I recently presented a paper (grad student) and wish I had found this blog beforehand, but I did cover some of the more common myths about the disorder. Situations like your brother’s make it obvious that there is a need for public awareness/education.
sorry to hear about your bros situation. It sounds to me the problem is financial, schizophrenia and poverty are co-existing symptoms. If financial hardship was not part of your brothers life, perhaps he could organize to avoid the triggers of the illness, as the information illness is corrupted by the pressures of the environment, and poverty and fear, exacerbate the condition over time. Perhaps a pschologist, or anger management, might be a better choice than forcible confinement or anti-liberty bargaining positions over time. Good luck with the judge.
my son has been found incompitant to stand trial by 3 doctors while a 4th (jail) dr. says he’s lying his lawyer has now after 9 months of rule 11 hearings has now decided its too costly & jail time would be longer top keep gouing with rule 11 so he has bound my mentally ill son of 6 yrs. back to criminal court where he is getting no help from his lawyer or any one else what do i do????????????? please help
Dennis, I read this case with great interest. I found you because I am teaching a graduate class in adult psychopathology and found your interview of your brother on youtube. This is a heartbreaking situation and I am so sorry for the problems Tony faces because of a pervasive lack of understanding about mental illness.

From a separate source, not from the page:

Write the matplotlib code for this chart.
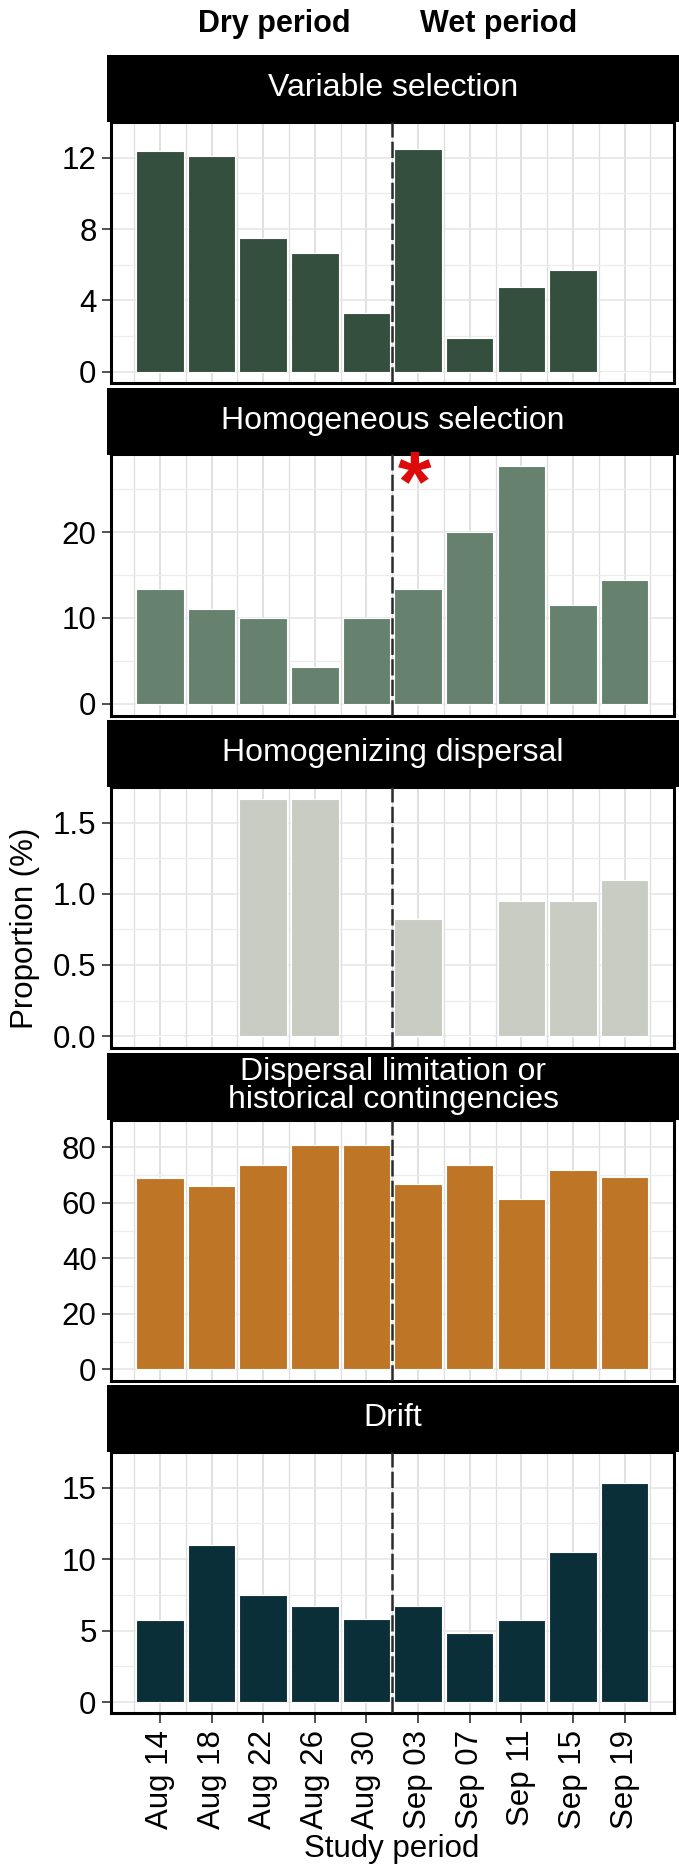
import matplotlib
matplotlib.use('Agg')
import matplotlib.pyplot as plt
import matplotlib.dates as mdates
import matplotlib.ticker as mticker
import numpy as np
import pandas as pd

plt.rcParams['font.family'] = ['Liberation Sans', 'DejaVu Sans']

# sampling dates (every 4 days) and tick labels
dates = pd.to_datetime(['2019-08-14', '2019-08-18', '2019-08-22', '2019-08-26', '2019-08-30',
                        '2019-09-03', '2019-09-07', '2019-09-11', '2019-09-15', '2019-09-19'])
date_labels = ['Aug 14', 'Aug 18', 'Aug 22', 'Aug 26', 'Aug 30',
               'Sep 03', 'Sep 07', 'Sep 11', 'Sep 15', 'Sep 19']

# proportion (%) of each assembly process per date
variable_selection = [12.38, 12.07, 7.48, 6.65, 3.31, 12.49, 1.91, 4.77, 5.71, 0]
homogeneous_selection = [13.35, 11.04, 10.0, 4.23, 10.0, 13.35, 20.0, 27.66, 11.5, 14.39]
homogenizing_dispersal = [0, 0, 1.667, 1.667, 0, 0.824, 0, 0.949, 0.949, 1.095]
dispersal_limitation = [68.8, 65.96, 73.5, 80.9, 80.9, 66.75, 73.5, 61.2, 71.7, 69.3]
drift = [5.76, 10.99, 7.49, 6.72, 5.82, 6.72, 4.8, 5.76, 10.49, 15.36]

panels = [
    ('Variable selection', variable_selection, '#344F3E', [0, 4, 8, 12], '%d'),
    ('Homogeneous selection', homogeneous_selection, '#66826F', [0, 10, 20], '%d'),
    ('Homogenizing dispersal', homogenizing_dispersal, '#C8CCC2', [0, 0.5, 1.0, 1.5], '%.1f'),
    ('Dispersal limitation or\nhistorical contingencies', dispersal_limitation, '#BE7626', [0, 20, 40, 60, 80], '%d'),
    ('Drift', drift, '#0B2F38', [0, 5, 10, 15], '%d'),
]

W, H = 679, 1868
fig = plt.figure(figsize=(W / 100, H / 100), dpi=100)

FS = 22.5
x_left, x_right = 110.5, 674
strip_h, ax_h, pitch, top0 = 67, 261, 332.5, 55

xnum = mdates.date2num(dates)
step = xnum[1] - xnum[0]
bar_w = step * 0.92
span = (xnum[-1] + bar_w / 2) - (xnum[0] - bar_w / 2)
xlim = (xnum[0] - bar_w / 2 - 0.05 * span, xnum[-1] + bar_w / 2 + 0.05 * span)
split = (xnum[4] + xnum[5]) / 2
minor_x = np.concatenate([xnum - step / 2, [xnum[-1] + step / 2]])

axes = []
for i, (title, vals, color, yt, fmt) in enumerate(panels):
    st = top0 + i * pitch
    # strip
    sax = fig.add_axes([107 / W, 1 - (st + strip_h) / H, (W - 107) / W, strip_h / H])
    sax.set_facecolor('black')
    sax.set_xticks([])
    sax.set_yticks([])
    for s in sax.spines.values():
        s.set_visible(False)
    sax.text(0.5, 0.5, title, color='white', fontsize=23, ha='center', va='center',
             transform=sax.transAxes, linespacing=0.95)

    ax = fig.add_axes([x_left / W, 1 - (st + strip_h + ax_h) / H,
                       (x_right - x_left) / W, ax_h / H])
    ax.bar(xnum, vals, width=bar_w, color=color, edgecolor='white', linewidth=0.8, zorder=3)
    ax.axvline(split, color='#2b2b2b', lw=1.8, dashes=(6.5, 1.7), zorder=4)
    vmax = max(vals)
    ax.set_ylim(-0.05 * vmax, 1.05 * vmax)
    ax.set_xlim(*xlim)
    ax.set_yticks(yt)
    ax.yaxis.set_major_formatter(mticker.FormatStrFormatter(fmt))
    ax.set_yticks([(a + b) / 2 for a, b in zip(yt[:-1], yt[1:])] + [yt[-1] + (yt[1] - yt[0]) / 2], minor=True)
    ax.set_xticks(xnum)
    ax.set_xticks(minor_x, minor=True)
    ax.grid(True, which='major', axis='y', color='#e6e6e6', lw=1.2, zorder=0)
    ax.grid(True, which='minor', axis='y', color='#ececec', lw=0.9, zorder=0)
    ax.grid(True, which='major', axis='x', color='#d9d9d9', lw=1.1, zorder=0)
    ax.grid(True, which='minor', axis='x', color='#dedede', lw=0.9, zorder=0)
    ax.tick_params(axis='y', which='major', length=6.5, width=1.2, color='#333333',
                   labelsize=FS, pad=3.5)
    ax.tick_params(which='minor', length=0)
    for s in ax.spines.values():
        s.set_linewidth(2.2)
        s.set_color('black')
    if i < len(panels) - 1:
        ax.tick_params(axis='x', which='major', length=0, labelbottom=False)
    else:
        ax.set_xticklabels(date_labels, rotation=90, fontsize=FS)
        ax.tick_params(axis='x', which='major', length=7, width=1.2, color='#333333', pad=5)
    axes.append(ax)

# significance marker on the homogeneous selection panel
axes[1].text(xnum[5] - 0.3, 22.6, '*', color='#DD0A0A', fontsize=62, fontweight='bold',
             ha='center', va='baseline', zorder=5)

fig.text(274 / W, 1 - 31.7 / H, 'Dry period', fontsize=22, fontweight='bold', ha='center', va='baseline')
fig.text(499 / W, 1 - 31.7 / H, 'Wet period', fontsize=22, fontweight='bold', ha='center', va='baseline')
fig.text(25 / W, 1 - 928 / H, 'Proportion (%)', fontsize=FS, rotation=90, ha='center', va='center')
fig.text(392 / W, 1 - 1857 / H, 'Study period', fontsize=FS, ha='center', va='baseline')

fig.savefig('out.png', dpi=100, facecolor='white')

Thank you for posting the interview on youtube. Hopefully, one student at a time, we can help defeat prejudice and misunderstanding about mental illness.
What happened with Tony?
Sincerely,
Valerie Hale PhD
MY GRANDSON IS INCARCERATED. HE IS NOT A CRIMINAL. HE DOES NOT GET UP IN THE MORNING AND SAY TODAY I WILL COMMIT A CRIME. HE IS GUILTY OF NOTHING, SITUATIONS THAT YOU OR I WOULD GET A SLAP ON THE HAND FOR. BECAUSE HE HAS PRIORS EACH LITTLE EPISODE BECOMES BLOWN OUT OF PROPORTION. THE POLICE ESCALATE INCIDENTS THAT ARE NOTHING. THEY HAVE TO MUCH POWER, AND ARE SUBJECT TO THEIR OWN RREJUDICES.
THE SYSTEM IS BROKEN. POOR GUYS DON’T HAVE A CHANCE. THE PROSECUTORS ARE ONLY INTERESTED IN CONVICTIONS TO HELP THEIR CAREERS, AND PUBLIC DEFENDERS ARE ONLY INTERESTED IN CLEARING THEIR
CALANDERS. IF YOU CAN’T AFFORD A LAYWER YOU ARE SCREWED.
THERE IS NO HELP FOR THOSE WITH MENTAL ILLNES, THEY ARE THOWRN IN WITH HARDEN CRIMINALS AND ARE FUTHER ABUSED BY THE SYSTEM.
my best friend has been in an Anger Management class for 2 months now, he improved a lot when dealing with anger.;-,
Anger Management does not apply in my brother’s case because when he goes off his meds he is not rational and does not think logically or reason about things in a way that leads to dealing with the real issue. This is a disease that affects his ability to think.
You told your brother in the video that you were going to show it to him in a week. Did he, in fact, see it at some later time, possibly in a different state of mind? If so, I’m curious as to what his thoughts were about it.
He has not seen it to my knowledge. He has been incarcerated for much of the time since it was made and, when in liberty, has been delusional. Currently (July 2010) he is in a hospital and stable but does not wish to talk with me.